Dia juga merekam dirinya sendiri saat mendonorkan darah di Rumah Sakit Martir Al-Aqsa, yang telah dibom Israel beberapa kali pada tahun lalu sebelum pengeboman yang menewaskannya. "Kami melihat begitu banyak korban luka, banyak anak-anak yang sangat membutuhkan darah," kata Shaaban. "Yang kami tuntut hanyalah gencatan senjata dan tragedi ini harus diakhiri".
Dalam beberapa video, Shaaban meminta sumbangan untuk membantu keluarganya mengungsi ke Mesir.
"165 hari genosida terus menerus terhadap kami", katanya dalam salah satu video.
"Lima bulan kami tinggal di tenda." "Saya merawat keluarga saya, karena saya yang tertua," katanya dalam video lainnya, menambahkan bahwa orang tuanya, dua saudara perempuan dan dua saudara laki-lakinya telah mengungsi sebanyak lima kali sebelum menemukan tempat perlindungan di halaman rumah sakit. "Satu-satunya yang memisahkan kami dari suhu dingin adalah tenda yang kami bangun sendiri."
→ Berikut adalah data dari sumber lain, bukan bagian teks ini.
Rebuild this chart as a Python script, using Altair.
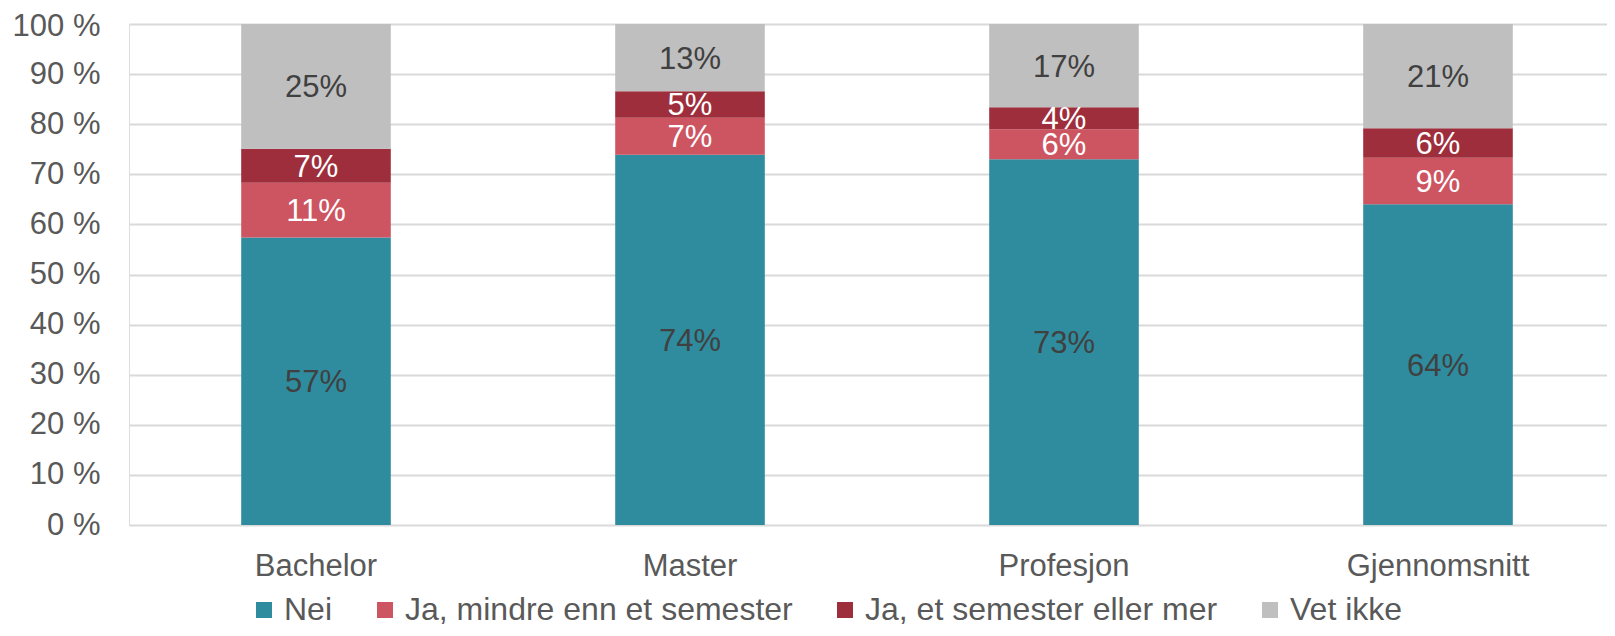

Ayahnya, Ahmad al-Dalou, yang menderita luka bakar parah, mengatakan kepada Al Jazeera bahwa dampak dari serangan tersebut mendorongnya keluar dari tenda, di mana ia dengan cepat menyadari bahwa api telah menelan anak-anaknya. Dia berhasil menyelamatkan dua dari mereka.
"Setelah itu, api melahap semuanya. Saya tidak bisa menyelamatkan siapa pun," katanya. "Saya melakukan apa yang saya bisa".
Ahmad mengatakan bahwa Shaaban berharap bisa belajar di luar negeri untuk menjadi dokter, tetapi dia ingin agar anaknya tetap dekat dengan rumah. "Sekarang, saya berharap saya telah mengirimnya", katanya.